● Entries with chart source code
—————
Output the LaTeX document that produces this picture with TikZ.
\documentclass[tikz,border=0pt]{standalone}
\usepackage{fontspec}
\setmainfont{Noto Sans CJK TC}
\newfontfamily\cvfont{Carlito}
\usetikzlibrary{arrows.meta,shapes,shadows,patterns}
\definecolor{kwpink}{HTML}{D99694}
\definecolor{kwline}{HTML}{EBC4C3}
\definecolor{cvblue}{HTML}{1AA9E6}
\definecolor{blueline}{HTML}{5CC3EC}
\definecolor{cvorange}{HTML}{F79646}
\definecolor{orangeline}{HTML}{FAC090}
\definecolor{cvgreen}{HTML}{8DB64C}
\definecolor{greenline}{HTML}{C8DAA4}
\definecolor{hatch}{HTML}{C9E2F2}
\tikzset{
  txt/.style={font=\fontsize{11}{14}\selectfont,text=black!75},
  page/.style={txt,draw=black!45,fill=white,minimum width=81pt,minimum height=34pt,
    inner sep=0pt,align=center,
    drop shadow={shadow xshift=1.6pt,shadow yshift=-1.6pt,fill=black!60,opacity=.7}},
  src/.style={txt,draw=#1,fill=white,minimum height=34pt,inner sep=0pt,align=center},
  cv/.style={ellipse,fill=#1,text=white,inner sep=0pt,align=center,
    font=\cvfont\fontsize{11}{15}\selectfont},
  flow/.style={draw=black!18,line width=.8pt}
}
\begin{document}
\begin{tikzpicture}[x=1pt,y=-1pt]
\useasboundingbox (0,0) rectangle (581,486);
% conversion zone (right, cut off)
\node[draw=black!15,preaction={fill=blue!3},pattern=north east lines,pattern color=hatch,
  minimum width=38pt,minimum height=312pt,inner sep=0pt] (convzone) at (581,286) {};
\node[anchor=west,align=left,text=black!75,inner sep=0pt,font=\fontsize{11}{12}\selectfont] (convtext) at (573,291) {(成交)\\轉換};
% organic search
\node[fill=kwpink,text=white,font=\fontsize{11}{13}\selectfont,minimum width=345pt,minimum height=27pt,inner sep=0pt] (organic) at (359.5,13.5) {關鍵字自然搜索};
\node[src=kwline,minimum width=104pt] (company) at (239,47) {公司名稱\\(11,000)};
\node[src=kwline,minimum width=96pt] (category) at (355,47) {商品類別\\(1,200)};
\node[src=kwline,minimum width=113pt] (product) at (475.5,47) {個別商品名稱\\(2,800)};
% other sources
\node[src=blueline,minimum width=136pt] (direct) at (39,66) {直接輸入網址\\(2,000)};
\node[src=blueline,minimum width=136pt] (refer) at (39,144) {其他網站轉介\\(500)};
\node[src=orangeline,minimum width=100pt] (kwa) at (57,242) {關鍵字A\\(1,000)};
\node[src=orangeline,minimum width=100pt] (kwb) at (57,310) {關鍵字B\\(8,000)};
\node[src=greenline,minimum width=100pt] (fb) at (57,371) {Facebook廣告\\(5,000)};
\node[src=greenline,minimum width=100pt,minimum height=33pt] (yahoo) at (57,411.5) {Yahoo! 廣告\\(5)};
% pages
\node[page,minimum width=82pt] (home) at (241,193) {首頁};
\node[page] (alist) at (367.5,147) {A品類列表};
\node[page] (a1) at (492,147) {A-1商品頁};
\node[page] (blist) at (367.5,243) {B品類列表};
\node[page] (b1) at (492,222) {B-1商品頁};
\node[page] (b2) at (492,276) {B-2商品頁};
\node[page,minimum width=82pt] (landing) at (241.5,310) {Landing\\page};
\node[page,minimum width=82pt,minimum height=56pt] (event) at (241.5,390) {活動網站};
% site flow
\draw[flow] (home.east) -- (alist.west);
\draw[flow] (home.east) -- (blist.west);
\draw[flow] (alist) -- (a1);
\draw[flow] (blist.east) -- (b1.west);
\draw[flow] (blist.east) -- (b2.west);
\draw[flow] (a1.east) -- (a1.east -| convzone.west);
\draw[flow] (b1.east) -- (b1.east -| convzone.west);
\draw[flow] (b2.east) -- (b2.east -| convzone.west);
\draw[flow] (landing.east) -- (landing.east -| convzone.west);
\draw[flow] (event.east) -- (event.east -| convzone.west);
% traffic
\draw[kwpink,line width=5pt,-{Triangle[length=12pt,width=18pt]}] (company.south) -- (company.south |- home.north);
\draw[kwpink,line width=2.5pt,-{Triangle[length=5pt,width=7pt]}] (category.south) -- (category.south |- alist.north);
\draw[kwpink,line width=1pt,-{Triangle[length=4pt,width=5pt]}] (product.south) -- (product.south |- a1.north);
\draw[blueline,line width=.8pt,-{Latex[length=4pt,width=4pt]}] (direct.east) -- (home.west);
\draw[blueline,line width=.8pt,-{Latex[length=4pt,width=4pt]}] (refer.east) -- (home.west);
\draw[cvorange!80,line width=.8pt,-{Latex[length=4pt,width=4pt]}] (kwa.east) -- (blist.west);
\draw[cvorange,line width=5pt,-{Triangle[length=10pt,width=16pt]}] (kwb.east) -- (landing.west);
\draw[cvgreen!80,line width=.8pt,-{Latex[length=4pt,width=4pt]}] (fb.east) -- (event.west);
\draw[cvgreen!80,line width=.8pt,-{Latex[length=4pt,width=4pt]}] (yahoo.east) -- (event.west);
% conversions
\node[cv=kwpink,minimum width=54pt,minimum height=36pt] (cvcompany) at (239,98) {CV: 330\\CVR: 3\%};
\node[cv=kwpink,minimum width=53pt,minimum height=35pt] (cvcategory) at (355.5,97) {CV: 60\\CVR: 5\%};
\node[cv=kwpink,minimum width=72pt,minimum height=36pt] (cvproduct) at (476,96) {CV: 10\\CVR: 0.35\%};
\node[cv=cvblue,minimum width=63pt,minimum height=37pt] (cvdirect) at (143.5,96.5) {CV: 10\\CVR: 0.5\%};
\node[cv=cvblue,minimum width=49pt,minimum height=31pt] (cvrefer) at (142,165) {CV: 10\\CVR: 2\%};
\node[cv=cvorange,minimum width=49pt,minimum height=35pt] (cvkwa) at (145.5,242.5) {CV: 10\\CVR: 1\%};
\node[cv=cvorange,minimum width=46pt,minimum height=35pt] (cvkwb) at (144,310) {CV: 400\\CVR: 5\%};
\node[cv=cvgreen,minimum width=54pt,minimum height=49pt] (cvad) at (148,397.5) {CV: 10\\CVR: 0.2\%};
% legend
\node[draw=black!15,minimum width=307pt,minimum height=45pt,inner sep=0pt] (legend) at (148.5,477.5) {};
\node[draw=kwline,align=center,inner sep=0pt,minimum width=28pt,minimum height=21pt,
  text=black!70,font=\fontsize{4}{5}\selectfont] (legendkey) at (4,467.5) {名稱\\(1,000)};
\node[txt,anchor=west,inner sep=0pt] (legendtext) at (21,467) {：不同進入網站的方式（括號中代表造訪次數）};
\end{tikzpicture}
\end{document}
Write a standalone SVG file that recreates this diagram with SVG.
—————
● What the task asks
Extract the complete listing above, reproducing each line exactly.

● Response
Output the LaTeX document that produces this picture with TikZ.
\documentclass[tikz,border=0pt]{standalone}
\usepackage{fontspec}
\setmainfont{Noto Sans CJK TC}
\newfontfamily\cvfont{Carlito}
\usetikzlibrary{arrows.meta,shapes,shadows,patterns}
\definecolor{kwpink}{HTML}{D99694}
\definecolor{kwline}{HTML}{EBC4C3}
\definecolor{cvblue}{HTML}{1AA9E6}
\definecolor{blueline}{HTML}{5CC3EC}
\definecolor{cvorange}{HTML}{F79646}
\definecolor{orangeline}{HTML}{FAC090}
\definecolor{cvgreen}{HTML}{8DB64C}
\definecolor{greenline}{HTML}{C8DAA4}
\definecolor{hatch}{HTML}{C9E2F2}
\tikzset{
  txt/.style={font=\fontsize{11}{14}\selectfont,text=black!75},
  page/.style={txt,draw=black!45,fill=white,minimum width=81pt,minimum height=34pt,
    inner sep=0pt,align=center,
    drop shadow={shadow xshift=1.6pt,shadow yshift=-1.6pt,fill=black!60,opacity=.7}},
  src/.style={txt,draw=#1,fill=white,minimum height=34pt,inner sep=0pt,align=center},
  cv/.style={ellipse,fill=#1,text=white,inner sep=0pt,align=center,
    font=\cvfont\fontsize{11}{15}\selectfont},
  flow/.style={draw=black!18,line width=.8pt}
}
\begin{document}
\begin{tikzpicture}[x=1pt,y=-1pt]
\useasboundingbox (0,0) rectangle (581,486);
% conversion zone (right, cut off)
\node[draw=black!15,preaction={fill=blue!3},pattern=north east lines,pattern color=hatch,
  minimum width=38pt,minimum height=312pt,inner sep=0pt] (convzone) at (581,286) {};
\node[anchor=west,align=left,text=black!75,inner sep=0pt,font=\fontsize{11}{12}\selectfont] (convtext) at (573,291) {(成交)\\轉換};
% organic search
\node[fill=kwpink,text=white,font=\fontsize{11}{13}\selectfont,minimum width=345pt,minimum height=27pt,inner sep=0pt] (organic) at (359.5,13.5) {關鍵字自然搜索};
\node[src=kwline,minimum width=104pt] (company) at (239,47) {公司名稱\\(11,000)};
\node[src=kwline,minimum width=96pt] (category) at (355,47) {商品類別\\(1,200)};
\node[src=kwline,minimum width=113pt] (product) at (475.5,47) {個別商品名稱\\(2,800)};
% other sources
\node[src=blueline,minimum width=136pt] (direct) at (39,66) {直接輸入網址\\(2,000)};
\node[src=blueline,minimum width=136pt] (refer) at (39,144) {其他網站轉介\\(500)};
\node[src=orangeline,minimum width=100pt] (kwa) at (57,242) {關鍵字A\\(1,000)};
\node[src=orangeline,minimum width=100pt] (kwb) at (57,310) {關鍵字B\\(8,000)};
\node[src=greenline,minimum width=100pt] (fb) at (57,371) {Facebook廣告\\(5,000)};
\node[src=greenline,minimum width=100pt,minimum height=33pt] (yahoo) at (57,411.5) {Yahoo! 廣告\\(5)};
% pages
\node[page,minimum width=82pt] (home) at (241,193) {首頁};
\node[page] (alist) at (367.5,147) {A品類列表};
\node[page] (a1) at (492,147) {A-1商品頁};
\node[page] (blist) at (367.5,243) {B品類列表};
\node[page] (b1) at (492,222) {B-1商品頁};
\node[page] (b2) at (492,276) {B-2商品頁};
\node[page,minimum width=82pt] (landing) at (241.5,310) {Landing\\page};
\node[page,minimum width=82pt,minimum height=56pt] (event) at (241.5,390) {活動網站};
% site flow
\draw[flow] (home.east) -- (alist.west);
\draw[flow] (home.east) -- (blist.west);
\draw[flow] (alist) -- (a1);
\draw[flow] (blist.east) -- (b1.west);
\draw[flow] (blist.east) -- (b2.west);
\draw[flow] (a1.east) -- (a1.east -| convzone.west);
\draw[flow] (b1.east) -- (b1.east -| convzone.west);
\draw[flow] (b2.east) -- (b2.east -| convzone.west);
\draw[flow] (landing.east) -- (landing.east -| convzone.west);
\draw[flow] (event.east) -- (event.east -| convzone.west);
% traffic
\draw[kwpink,line width=5pt,-{Triangle[length=12pt,width=18pt]}] (company.south) -- (company.south |- home.north);
\draw[kwpink,line width=2.5pt,-{Triangle[length=5pt,width=7pt]}] (category.south) -- (category.south |- alist.north);
\draw[kwpink,line width=1pt,-{Triangle[length=4pt,width=5pt]}] (product.south) -- (product.south |- a1.north);
\draw[blueline,line width=.8pt,-{Latex[length=4pt,width=4pt]}] (direct.east) -- (home.west);
\draw[blueline,line width=.8pt,-{Latex[length=4pt,width=4pt]}] (refer.east) -- (home.west);
\draw[cvorange!80,line width=.8pt,-{Latex[length=4pt,width=4pt]}] (kwa.east) -- (blist.west);
\draw[cvorange,line width=5pt,-{Triangle[length=10pt,width=16pt]}] (kwb.east) -- (landing.west);
\draw[cvgreen!80,line width=.8pt,-{Latex[length=4pt,width=4pt]}] (fb.east) -- (event.west);
\draw[cvgreen!80,line width=.8pt,-{Latex[length=4pt,width=4pt]}] (yahoo.east) -- (event.west);
% conversions
\node[cv=kwpink,minimum width=54pt,minimum height=36pt] (cvcompany) at (239,98) {CV: 330\\CVR: 3\%};
\node[cv=kwpink,minimum width=53pt,minimum height=35pt] (cvcategory) at (355.5,97) {CV: 60\\CVR: 5\%};
\node[cv=kwpink,minimum width=72pt,minimum height=36pt] (cvproduct) at (476,96) {CV: 10\\CVR: 0.35\%};
\node[cv=cvblue,minimum width=63pt,minimum height=37pt] (cvdirect) at (143.5,96.5) {CV: 10\\CVR: 0.5\%};
\node[cv=cvblue,minimum width=49pt,minimum height=31pt] (cvrefer) at (142,165) {CV: 10\\CVR: 2\%};
\node[cv=cvorange,minimum width=49pt,minimum height=35pt] (cvkwa) at (145.5,242.5) {CV: 10\\CVR: 1\%};
\node[cv=cvorange,minimum width=46pt,minimum height=35pt] (cvkwb) at (144,310) {CV: 400\\CVR: 5\%};
\node[cv=cvgreen,minimum width=54pt,minimum height=49pt] (cvad) at (148,397.5) {CV: 10\\CVR: 0.2\%};
% legend
\node[draw=black!15,minimum width=307pt,minimum height=45pt,inner sep=0pt] (legend) at (148.5,477.5) {};
\node[draw=kwline,align=center,inner sep=0pt,minimum width=28pt,minimum height=21pt,
  text=black!70,font=\fontsize{4}{5}\selectfont] (legendkey) at (4,467.5) {名稱\\(1,000)};
\node[txt,anchor=west,inner sep=0pt] (legendtext) at (21,467) {：不同進入網站的方式（括號中代表造訪次數）};
\end{tikzpicture}
\end{document}
Write a standalone SVG file that recreates this diagram with SVG.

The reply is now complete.